---- Data

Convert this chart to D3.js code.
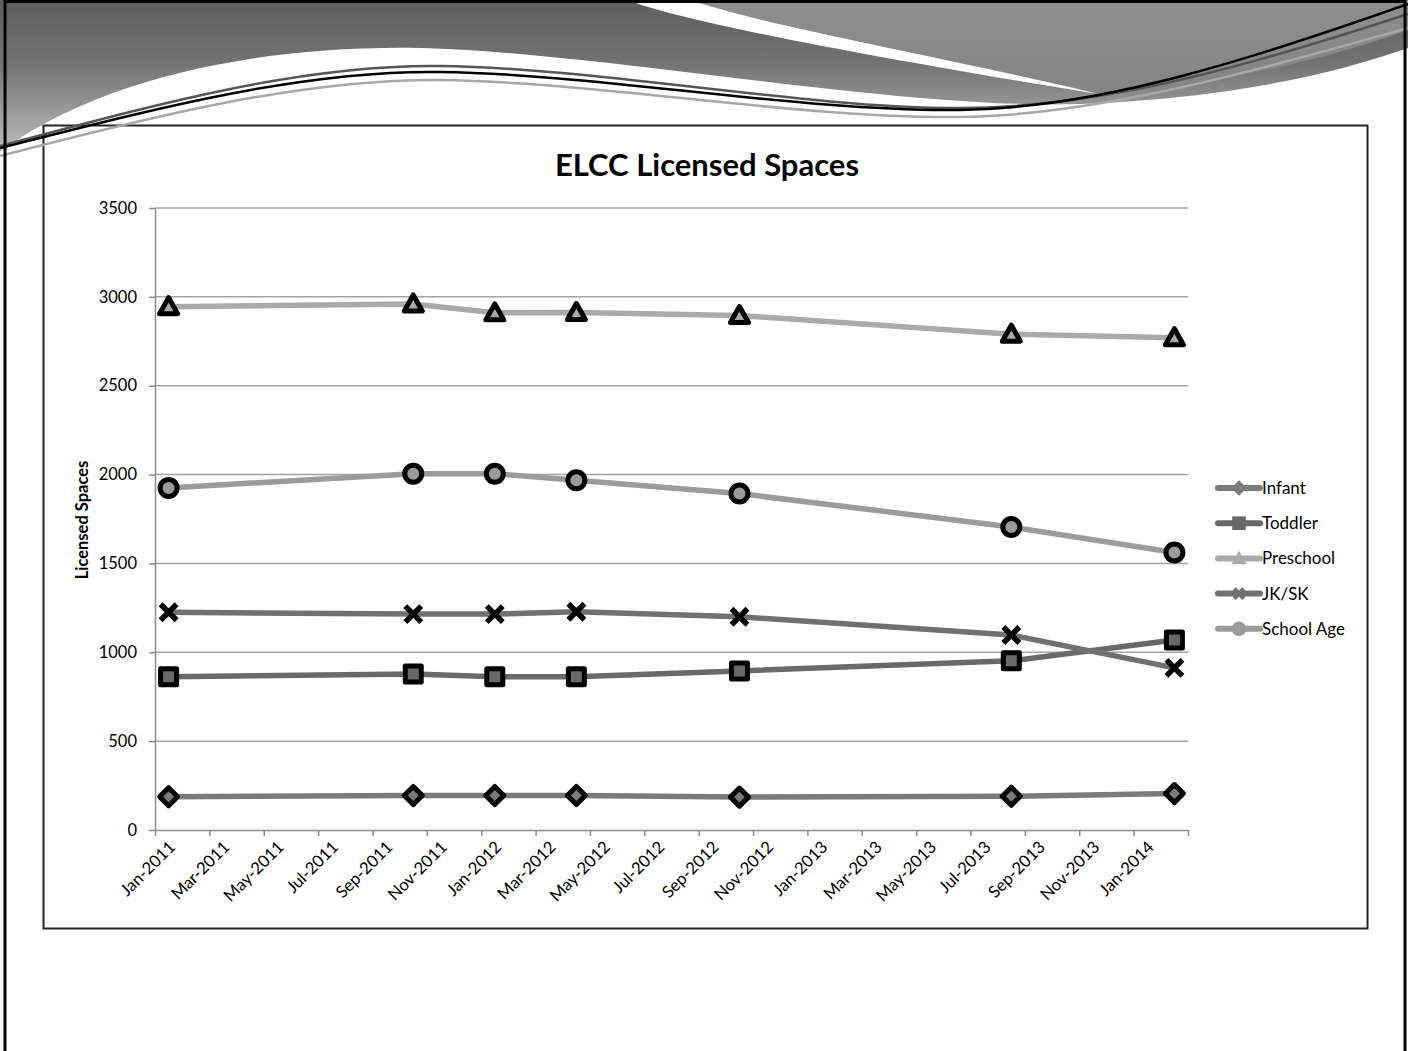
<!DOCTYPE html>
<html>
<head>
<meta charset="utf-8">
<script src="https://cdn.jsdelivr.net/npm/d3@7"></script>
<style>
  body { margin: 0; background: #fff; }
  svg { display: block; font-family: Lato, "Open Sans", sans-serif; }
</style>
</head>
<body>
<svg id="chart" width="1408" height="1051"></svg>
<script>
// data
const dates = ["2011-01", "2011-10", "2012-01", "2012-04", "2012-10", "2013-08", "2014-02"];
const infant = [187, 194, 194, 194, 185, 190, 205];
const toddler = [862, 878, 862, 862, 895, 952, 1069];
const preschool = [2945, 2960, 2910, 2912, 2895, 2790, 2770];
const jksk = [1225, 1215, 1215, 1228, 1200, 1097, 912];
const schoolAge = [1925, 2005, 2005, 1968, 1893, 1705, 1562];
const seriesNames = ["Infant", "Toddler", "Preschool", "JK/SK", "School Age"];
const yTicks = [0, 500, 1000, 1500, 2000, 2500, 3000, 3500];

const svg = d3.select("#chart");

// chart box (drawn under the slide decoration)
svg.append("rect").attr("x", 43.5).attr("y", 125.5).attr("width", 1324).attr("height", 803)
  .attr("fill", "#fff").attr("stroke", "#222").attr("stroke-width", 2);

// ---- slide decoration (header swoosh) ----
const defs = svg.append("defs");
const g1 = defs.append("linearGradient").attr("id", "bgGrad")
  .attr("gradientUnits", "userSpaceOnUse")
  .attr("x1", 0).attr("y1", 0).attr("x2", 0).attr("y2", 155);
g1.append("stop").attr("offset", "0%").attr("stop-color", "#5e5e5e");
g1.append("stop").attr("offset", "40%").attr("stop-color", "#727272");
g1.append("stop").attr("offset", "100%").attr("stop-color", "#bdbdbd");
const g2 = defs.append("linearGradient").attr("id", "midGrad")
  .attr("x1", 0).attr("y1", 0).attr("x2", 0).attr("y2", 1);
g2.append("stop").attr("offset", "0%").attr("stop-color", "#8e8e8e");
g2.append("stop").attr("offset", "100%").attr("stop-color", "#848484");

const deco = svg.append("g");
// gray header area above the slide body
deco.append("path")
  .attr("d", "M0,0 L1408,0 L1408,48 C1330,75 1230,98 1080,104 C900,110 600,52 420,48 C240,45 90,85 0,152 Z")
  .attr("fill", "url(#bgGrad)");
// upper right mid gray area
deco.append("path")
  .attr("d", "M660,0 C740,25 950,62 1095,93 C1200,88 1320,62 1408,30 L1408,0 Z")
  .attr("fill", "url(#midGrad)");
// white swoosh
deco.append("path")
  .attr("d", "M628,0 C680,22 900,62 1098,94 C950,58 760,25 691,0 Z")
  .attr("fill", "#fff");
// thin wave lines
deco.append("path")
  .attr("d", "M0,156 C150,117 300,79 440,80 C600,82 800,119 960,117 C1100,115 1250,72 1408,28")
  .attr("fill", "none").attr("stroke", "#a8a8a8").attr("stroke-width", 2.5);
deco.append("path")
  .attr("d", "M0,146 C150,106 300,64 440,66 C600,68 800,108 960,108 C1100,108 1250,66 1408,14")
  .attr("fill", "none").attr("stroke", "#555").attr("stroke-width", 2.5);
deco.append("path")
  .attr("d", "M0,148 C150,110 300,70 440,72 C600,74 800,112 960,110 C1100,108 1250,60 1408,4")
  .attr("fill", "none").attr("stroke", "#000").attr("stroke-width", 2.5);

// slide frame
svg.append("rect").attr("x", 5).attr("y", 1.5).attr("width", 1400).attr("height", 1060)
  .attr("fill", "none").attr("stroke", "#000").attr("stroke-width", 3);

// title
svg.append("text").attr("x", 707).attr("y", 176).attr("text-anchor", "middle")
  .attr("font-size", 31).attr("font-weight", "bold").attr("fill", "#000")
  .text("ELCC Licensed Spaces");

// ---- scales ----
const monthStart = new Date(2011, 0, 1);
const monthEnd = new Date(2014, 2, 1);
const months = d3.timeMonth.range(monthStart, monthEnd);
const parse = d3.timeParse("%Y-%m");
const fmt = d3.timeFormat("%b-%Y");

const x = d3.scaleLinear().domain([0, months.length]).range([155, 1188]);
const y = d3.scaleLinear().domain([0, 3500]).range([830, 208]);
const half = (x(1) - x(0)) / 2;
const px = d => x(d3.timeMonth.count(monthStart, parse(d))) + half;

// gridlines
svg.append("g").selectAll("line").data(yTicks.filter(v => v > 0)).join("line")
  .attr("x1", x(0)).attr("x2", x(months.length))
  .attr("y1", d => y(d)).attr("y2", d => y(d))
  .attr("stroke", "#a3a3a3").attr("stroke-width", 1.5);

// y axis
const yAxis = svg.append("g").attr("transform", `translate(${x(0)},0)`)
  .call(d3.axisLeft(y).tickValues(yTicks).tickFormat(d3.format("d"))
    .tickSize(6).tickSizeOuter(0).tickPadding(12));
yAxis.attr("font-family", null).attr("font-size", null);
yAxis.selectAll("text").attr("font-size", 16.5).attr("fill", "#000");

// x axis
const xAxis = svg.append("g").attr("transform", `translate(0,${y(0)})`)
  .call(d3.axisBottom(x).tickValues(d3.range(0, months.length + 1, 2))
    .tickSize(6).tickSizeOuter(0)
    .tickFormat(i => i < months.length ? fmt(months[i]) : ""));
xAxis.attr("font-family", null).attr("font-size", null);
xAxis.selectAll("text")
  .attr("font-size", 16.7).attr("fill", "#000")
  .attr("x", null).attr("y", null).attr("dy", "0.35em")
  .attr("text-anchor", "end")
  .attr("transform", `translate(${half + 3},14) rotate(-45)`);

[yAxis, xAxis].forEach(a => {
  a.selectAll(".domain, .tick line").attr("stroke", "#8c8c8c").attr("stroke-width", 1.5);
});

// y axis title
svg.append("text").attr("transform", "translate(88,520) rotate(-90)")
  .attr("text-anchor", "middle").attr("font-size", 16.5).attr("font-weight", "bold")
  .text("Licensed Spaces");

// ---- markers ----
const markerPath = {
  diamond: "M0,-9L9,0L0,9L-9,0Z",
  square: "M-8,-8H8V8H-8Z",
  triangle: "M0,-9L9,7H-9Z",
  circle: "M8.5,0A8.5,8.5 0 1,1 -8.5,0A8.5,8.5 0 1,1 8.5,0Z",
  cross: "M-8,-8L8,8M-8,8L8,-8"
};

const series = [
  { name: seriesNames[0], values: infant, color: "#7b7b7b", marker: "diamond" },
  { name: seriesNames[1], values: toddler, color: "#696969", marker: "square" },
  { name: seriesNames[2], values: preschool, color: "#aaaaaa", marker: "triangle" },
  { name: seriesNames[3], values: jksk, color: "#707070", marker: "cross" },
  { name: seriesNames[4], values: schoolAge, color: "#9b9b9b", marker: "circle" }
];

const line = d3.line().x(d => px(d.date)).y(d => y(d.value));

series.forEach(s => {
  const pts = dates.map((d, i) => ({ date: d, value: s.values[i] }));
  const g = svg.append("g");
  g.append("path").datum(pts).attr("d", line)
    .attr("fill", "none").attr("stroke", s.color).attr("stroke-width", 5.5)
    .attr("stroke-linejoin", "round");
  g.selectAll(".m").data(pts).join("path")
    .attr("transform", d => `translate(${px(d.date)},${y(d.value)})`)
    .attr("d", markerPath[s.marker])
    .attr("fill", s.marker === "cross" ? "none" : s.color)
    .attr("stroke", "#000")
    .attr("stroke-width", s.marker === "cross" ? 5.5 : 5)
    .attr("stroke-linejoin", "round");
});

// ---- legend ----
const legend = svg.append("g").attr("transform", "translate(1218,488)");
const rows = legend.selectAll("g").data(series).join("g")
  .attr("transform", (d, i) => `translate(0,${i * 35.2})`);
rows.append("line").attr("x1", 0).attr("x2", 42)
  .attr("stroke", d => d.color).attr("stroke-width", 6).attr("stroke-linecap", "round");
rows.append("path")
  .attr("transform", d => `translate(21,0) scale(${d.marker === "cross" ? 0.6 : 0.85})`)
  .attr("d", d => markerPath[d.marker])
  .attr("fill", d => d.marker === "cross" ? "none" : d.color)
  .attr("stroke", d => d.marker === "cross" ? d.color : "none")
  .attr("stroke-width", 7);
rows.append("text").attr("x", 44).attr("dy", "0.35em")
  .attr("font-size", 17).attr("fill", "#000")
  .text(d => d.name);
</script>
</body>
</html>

--------

Given request:
Reproduce the material above from its first line through the line containing "const yTicks = [0, 500, 1000, 1500, 2000, 2500, 3000, 3500];", both ends included, and skip every picture.

Correct output:
Convert this chart to D3.js code.
<!DOCTYPE html>
<html>
<head>
<meta charset="utf-8">
<script src="https://cdn.jsdelivr.net/npm/d3@7"></script>
<style>
  body { margin: 0; background: #fff; }
  svg { display: block; font-family: Lato, "Open Sans", sans-serif; }
</style>
</head>
<body>
<svg id="chart" width="1408" height="1051"></svg>
<script>
// data
const dates = ["2011-01", "2011-10", "2012-01", "2012-04", "2012-10", "2013-08", "2014-02"];
const infant = [187, 194, 194, 194, 185, 190, 205];
const toddler = [862, 878, 862, 862, 895, 952, 1069];
const preschool = [2945, 2960, 2910, 2912, 2895, 2790, 2770];
const jksk = [1225, 1215, 1215, 1228, 1200, 1097, 912];
const schoolAge = [1925, 2005, 2005, 1968, 1893, 1705, 1562];
const seriesNames = ["Infant", "Toddler", "Preschool", "JK/SK", "School Age"];
const yTicks = [0, 500, 1000, 1500, 2000, 2500, 3000, 3500];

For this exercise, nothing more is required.